A while back i wrote a post about data deduplication in 2012…. generally a very good feature, but as that specific post talked about, there was a collection of .iso and compressed data where not only did dedup not save me anything, it actually used up more space in the dedup folder than the orginal data size (which i found a little odd)
Today i got around to doing something about this and found
- Disabling data deduplication (via GUI or powershell) only stops further deduplication from occuring – but data that has already been deduplicated will remain deduplicated
- In order to “move” (re-hydrate ?) the data back to the original files and out of the deduplication store, use the powershell command start-dedupjob -Volume <VolumeLetter> -Type Unoptimization
- You can check the status on where this is at by using get-dedupjob, or, i like using TreeSize which shows the size on disk of specific files…. including the deduplication chunks
- At this stage – i noticed the original files getting bigger, but the dedup store (and the chunks within it) have not decreased at all…. “maybe theres another command for this ?” i thought….

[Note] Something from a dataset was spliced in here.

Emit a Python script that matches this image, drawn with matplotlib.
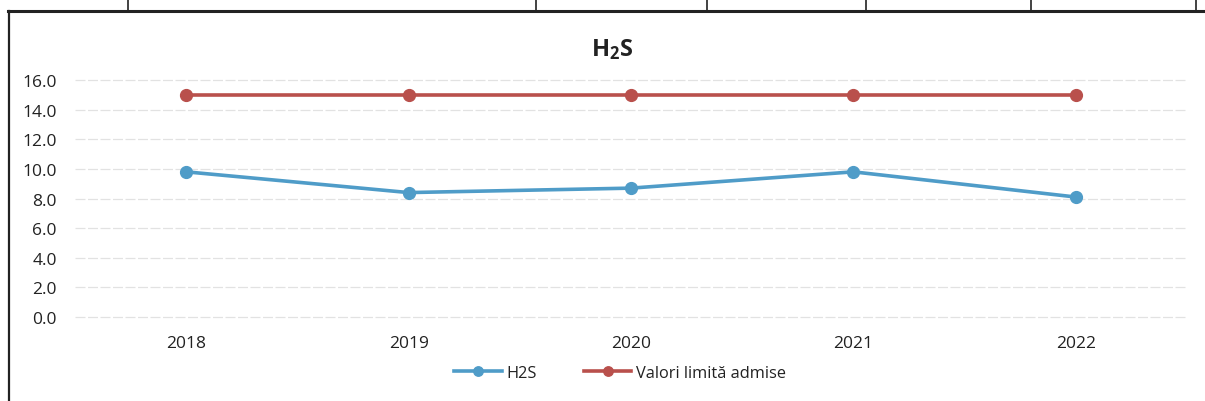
import matplotlib
matplotlib.use("Agg")
import matplotlib.pyplot as plt
from matplotlib.lines import Line2D

plt.rcParams['font.family'] = ['Open Sans', 'DejaVu Sans']
plt.rcParams['mathtext.fontset'] = 'custom'
plt.rcParams['mathtext.rm'] = 'Open Sans'
plt.rcParams['mathtext.bf'] = 'Open Sans:bold'

years = ["2018", "2019", "2020", "2021", "2022"]
h2s = [9.8, 8.4, 8.7, 9.8, 8.1]
limit = [15.0, 15.0, 15.0, 15.0, 15.0]
yticks = [0, 2, 4, 6, 8, 10, 12, 14, 16]

W, H = 1205, 402
fig = plt.figure(figsize=(W / 100, H / 100), dpi=100)
fig.patch.set_facecolor('white')

ax = fig.add_axes([75 / W, (H - 318) / H, (1187 - 75) / W, (318 - 81) / H])
x = list(range(len(years)))
blue = '#4f9cc8'
red = '#b9504c'
ax.plot(x, h2s, color=blue, lw=2.6, marker='o', markersize=8.5, label='H2S', zorder=3)
ax.plot(x, limit, color=red, lw=2.6, marker='o', markersize=8.5, label='Valori limită admise', zorder=3)

ax.set_xlim(-0.5, len(years) - 0.5)
ax.set_ylim(0, 16)
ax.set_yticks(yticks)
ax.set_yticklabels([f"{v:.1f}" for v in yticks])
ax.set_xticks(x)
ax.set_xticklabels(years)
ax.tick_params(axis='both', length=0, labelsize=12.5, colors='#222222')
ax.tick_params(axis='y', pad=13)
ax.tick_params(axis='x', pad=13)
for s in ax.spines.values():
    s.set_visible(False)
for v in yticks:
    ax.axhline(v, color='#e2e2e2', lw=0.9, ls=(0, (8, 2)), zorder=1, clip_on=False)

fig.text(612 / W, (H - 50) / H, r"$\mathbf{H_2S}$", ha='center', va='center', fontsize=17, color='#222222')

leg = fig.legend(loc='center', bbox_to_anchor=(620 / W, (H - 374) / H), ncol=2, frameon=False,
                 fontsize=11.8, handlelength=2.9, handletextpad=0.25, columnspacing=2.9,
                 markerscale=0.8)
for t in leg.get_texts():
    t.set_color('#222222')

# frame lines from the scanned page
fig.add_artist(Line2D([8 / W, 1], [(H - 12) / H] * 2, color='#222222', lw=2.2))
fig.add_artist(Line2D([9 / W] * 2, [0, (H - 12) / H], color='#222222', lw=1.6))
for xv in [128, 536, 707, 866, 1031, 1196]:
    fig.add_artist(Line2D([xv / W] * 2, [(H - 12) / H, 1], color='#222222', lw=1.2))

fig.savefig('out.png', dpi=100, facecolor='white')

- There were two additional job types available, “garbageCollection” and “scrubbing”. Unfortunately the powershell help nor the technet documentation actually state what either of these do! After a bit of searching, i found this page http://www.infotechguyz.com/WindowsServer2012/DedupandWindowsServer2012.html which specifies that GarbageCollection will find and remove unreferenced chunks and scrubbing will perform an integrity check…. so with this knowledge i then ran
- start-dedupjob -Volume <VolumeLetter> -Type GarbageCollection only to find that this command can only be run when dedup is enabled!
- In order to get around this, i re-enabled dedup, but excluded all folders on the drive, i also removed all the schedules/background optimisation settings…. then re-ran the command
- Ininitally the size of the dedup folder increased by approx 100mb (keep in mind the dedup folder a thtis stage was 2.2TB), but soon the get-dedupjob status seemed to stop at 50% and the size of the dedup folder started coming down, quite quickly in 1GB chunks (the chunks seem to be a max of 1GB)
- Once this completed (it took a while) – i disabled dedup again and all was good
Just to be clear, 2012 deduplication is still a good technology – and i use it elsewhere with great results – just every now and again, you will run into a dataset which it just does not agree with…. and disbaling it completely just isn’t intuitive…. (and yes, all this probably could have been avoided by running the dedup estimator tool – but then i wouldnt have learnt stuff – so theres no fun in that!) hence why I thought it would write the above…. hope it helps someone.